Based on a review of current technologies and consideration of performance prerequisites for driver  impairment prevention, the TWG concludes that there are viable pathways to fulfill the requirements of  the IIJA mandate today and prevent more than 9,000 deaths each year when fully implemented. Key  provisions and rationale for one such strategy: 


  • Require that by the implementation date specified in the IIJA, all new cars be equipped with  technology that can measure driver blood alcohol content (BAC) before starting a trip, either directly  or by equivalence, and prevent the car from being operated if the driver BAC is at or above 0.08  percent. 
  • In addition, require that by the IIJA implementation date new cars be capable of monitoring one or  more driver impairment indicators other than BAC (such as fatigue detection) and providing an  audible, visible, or haptic driver warning if the measure indicates that the driver is not fit to drive. 
  • Also, encourage incorporation of features that would assess driver impairment during a trip and, if a  driver is determined to be at or above 0.08 BAC or equivalent, respond by engaging an approach to  preventing or limiting vehicle operation that is safe for all both inside and outside of the vehicle.  

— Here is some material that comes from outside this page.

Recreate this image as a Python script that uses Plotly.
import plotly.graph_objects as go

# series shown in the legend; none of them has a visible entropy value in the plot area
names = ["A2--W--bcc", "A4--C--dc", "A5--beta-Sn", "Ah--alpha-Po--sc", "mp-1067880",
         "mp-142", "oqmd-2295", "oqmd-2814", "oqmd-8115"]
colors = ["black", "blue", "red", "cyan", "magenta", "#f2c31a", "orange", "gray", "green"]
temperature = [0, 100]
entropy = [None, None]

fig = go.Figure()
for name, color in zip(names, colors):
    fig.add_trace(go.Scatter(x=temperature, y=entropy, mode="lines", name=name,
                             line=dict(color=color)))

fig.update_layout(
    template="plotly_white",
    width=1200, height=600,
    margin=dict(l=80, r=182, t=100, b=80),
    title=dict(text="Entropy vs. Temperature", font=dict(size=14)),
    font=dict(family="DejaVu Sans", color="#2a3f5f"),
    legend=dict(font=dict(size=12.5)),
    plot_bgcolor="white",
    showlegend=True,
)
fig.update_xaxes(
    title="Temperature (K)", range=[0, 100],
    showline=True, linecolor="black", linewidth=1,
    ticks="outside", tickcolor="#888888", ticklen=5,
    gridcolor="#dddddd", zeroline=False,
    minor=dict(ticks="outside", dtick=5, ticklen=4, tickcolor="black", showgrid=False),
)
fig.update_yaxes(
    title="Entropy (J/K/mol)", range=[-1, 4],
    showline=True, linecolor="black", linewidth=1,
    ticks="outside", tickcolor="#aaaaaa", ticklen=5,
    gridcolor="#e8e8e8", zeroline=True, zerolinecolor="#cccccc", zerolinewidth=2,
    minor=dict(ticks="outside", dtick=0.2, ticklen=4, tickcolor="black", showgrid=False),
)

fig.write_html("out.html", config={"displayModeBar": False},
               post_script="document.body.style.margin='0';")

  • The validity of direct measures of BAC (using breath or blood) as an indicator of legal compliance is  well established in science. Such measures are accurate, reliable, and repeatable. A synthesis of  information gathered by the TWG indicates that BAC measurement technologies will be production ready in time for the implementation date allowances specified in the IIJA.  
  • Allowing use of a BAC equivalence encourages technology advancement and allows other driver  monitoring technologies to be implemented without need for further regulatory change.  Manufacturers could be required to provide data to validate the BAC equivalence of their driver  monitoring measure in an approach similar to that used in FMVSS 126 (Electronic Stability Control)  for technologies required for understeer prevention. Alternatively, manufacturers choosing a BAC  equivalence technology could be permitted to petition the government to adopt a specified test  procedure, an approach that was used in FMVSS 208 (Occupant Crash Protection) for technologies  required for detecting out-of-position occupants. 
  • Requiring a driver warning system using measures other than BAC (in addition to a system based on  BAC or equivalent that prevents vehicle operation) and encouraging incorporation of features that  provide rolling tests for driver impairment advances industry experience with other driver  monitoring systems that have the potential for extending the benefits of impairment detection to all  driving situations and to address impairment by drugs, fatigue, or other causes.  

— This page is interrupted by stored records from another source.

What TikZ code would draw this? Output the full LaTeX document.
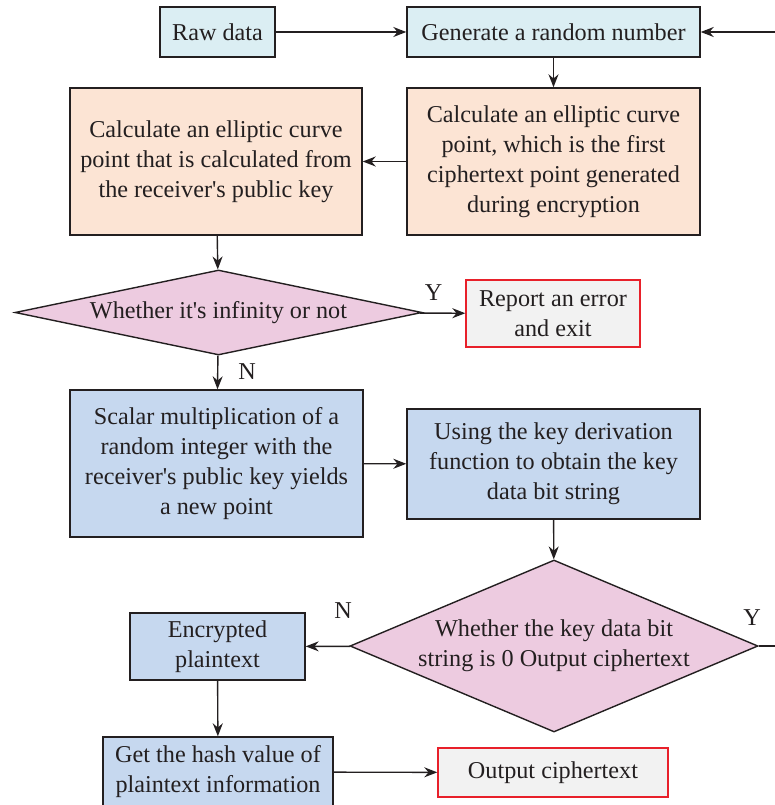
\documentclass[tikz,border=0pt]{standalone}
\usepackage{fontspec}
\newfontfamily\bodyfont{Liberation Serif}
\usetikzlibrary{shapes.geometric,arrows.meta}
\definecolor{ink}{HTML}{231F20}
\definecolor{cyanfill}{HTML}{DBEEF3}
\definecolor{peachfill}{HTML}{FCE4D4}
\definecolor{pinkfill}{HTML}{EDCBE0}
\definecolor{bluefill}{HTML}{C6D8EF}
\definecolor{grayfill}{HTML}{F2F2F2}
\definecolor{errred}{HTML}{E8202A}
\tikzset{
  base/.style={draw=ink, line width=1.4pt, text=ink, align=center, inner sep=0pt,
    font=\bodyfont\fontsize{24.2}{30}\selectfont},
  cyanbox/.style={base, rectangle, fill=cyanfill},
  peachbox/.style={base, rectangle, fill=peachfill},
  bluebox/.style={base, rectangle, fill=bluefill},
  redbox/.style={base, rectangle, fill=grayfill, draw=errred},
  decision/.style={base, diamond, fill=pinkfill},
  flow/.style={draw=ink, line width=1.4pt, -{Stealth[length=13pt,width=10pt]}},
  plainline/.style={draw=ink, line width=1.4pt},
  lbl/.style={text=ink, font=\bodyfont\fontsize{24.2}{30}\selectfont, inner sep=0pt}
}
\begin{document}
\begin{tikzpicture}[x=1pt,y=-1pt]
\useasboundingbox (0,0) rectangle (775,805);

% first row
\node[cyanbox, minimum width=115pt, minimum height=50pt] (raw) at (217.5,32) {Raw data};
\node[cyanbox, minimum width=293pt, minimum height=50pt] (rand) at (553.5,32) {Generate a random number};
\coordinate (loopin) at (776,32);

% elliptic curve points
\node[peachbox, minimum width=293pt, minimum height=147pt] (c1) at (553.5,161.5)
  {Calculate an elliptic curve\\point, which is the first\\ciphertext point generated\\during encryption};
\node[peachbox, minimum width=292pt, minimum height=147pt] (c2) at (216,161.5)
  {Calculate an elliptic curve\\point that is calculated from\\the receiver's public key};

% infinity check
\node[decision, minimum width=407pt, minimum height=85pt, aspect=4.8] (inf) at (218.5,312.5)
  {Whether it's infinity or not};
\node[redbox, minimum width=174pt, minimum height=67pt] (err) at (553,313.5)
  {Report an error\\and exit};

% key material
\node[bluebox, minimum width=293pt, minimum height=147pt] (mul) at (216.5,463.5)
  {Scalar multiplication of a\\random integer with the\\receiver's public key yields\\a new point};
\node[bluebox, minimum width=293pt, minimum height=110pt] (kdf) at (553.5,464)
  {Using the key derivation\\function to obtain the key\\data bit string};

% zero check
\node[decision, minimum width=408pt, minimum height=172pt, aspect=2.37] (zero) at (554,646)
  {Whether the key data bit\\string is 0 Output ciphertext};
\coordinate (yout) at (776,646);
\node[bluebox, minimum width=175pt, minimum height=67pt] (enc) at (217.5,646.5)
  {Encrypted\\plaintext};

% final row
\node[bluebox, minimum width=230pt, minimum height=70pt] (hash) at (218,772)
  {Get the hash value of\\plaintext information};
\node[redbox, minimum width=230pt, minimum height=49pt] (out) at (553,772.5)
  {Output ciphertext};

% connectors
\draw[flow] (raw) -- (rand);
\draw[flow] (loopin) -- (rand);
\draw[flow] (rand) -- (c1);
\draw[flow] (c1) -- (c2);
\draw[flow] (c2) -- (inf);
\draw[flow] (inf) -- node[lbl, pos=0.3, above=12pt] (ylab1) {Y} (err);
\draw[flow] (inf) -- (mul);
\node[lbl] (nlab1) at (247,372) {N};
\draw[flow] (mul) -- (kdf);
\draw[flow] (kdf) -- (zero);
\draw[flow] (zero) -- (enc);
\node[lbl] (nlab2) at (343,611) {N};
\draw[plainline] (zero) -- (yout);
\node[lbl] (ylab2) at (752,618) {Y};
\draw[flow] (enc) -- (hash);
\draw[flow] (hash) -- (out);
\end{tikzpicture}
\end{document}
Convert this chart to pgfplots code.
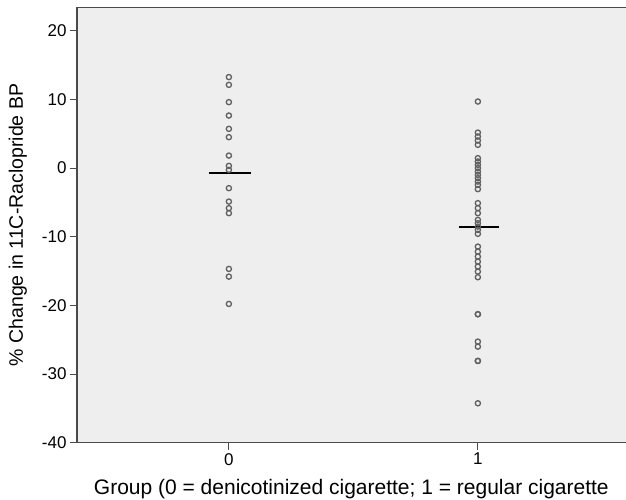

The TWG believes that an approach such as the example outlined above would meet the principles  previously described, satisfy the IIJA mandate, and provide a pathway that could accelerate deployment  of life-saving driver impairment prevention systems.  

The best driver impairment detection system will be capable of detecting a wide range of impairment  types and reacting in a way that limits risk to everyone on the road, including the driver. Because such  comprehensive function will take time to develop and test, the approach outlined above aims at solving  the most critical issue – driver alcohol impairment – in the short term and incentivizing further  development to reach more comprehensive function in subsequent years. With this approach,  prevention of drug-, distraction-, or fatigue-related driver impairment would not need to be required in  initial years of a mandate, nor would intervening in the operation of a moving vehicle. While a  comprehensive system is the target, the TWG believes that the benefits of early deployment vastly  exceed the value of waiting for a perfect system.  

The TWG developed these views after deliberating over the past several months and gathering input  from stakeholders ranging from technology firms to EuroNCAP and principals from the Driver Alcohol  Detection System for Safety (DADSS) program. The Group invites comments or response to these ideas and encourages constructive dialog toward achieving this historic road safety opportunity.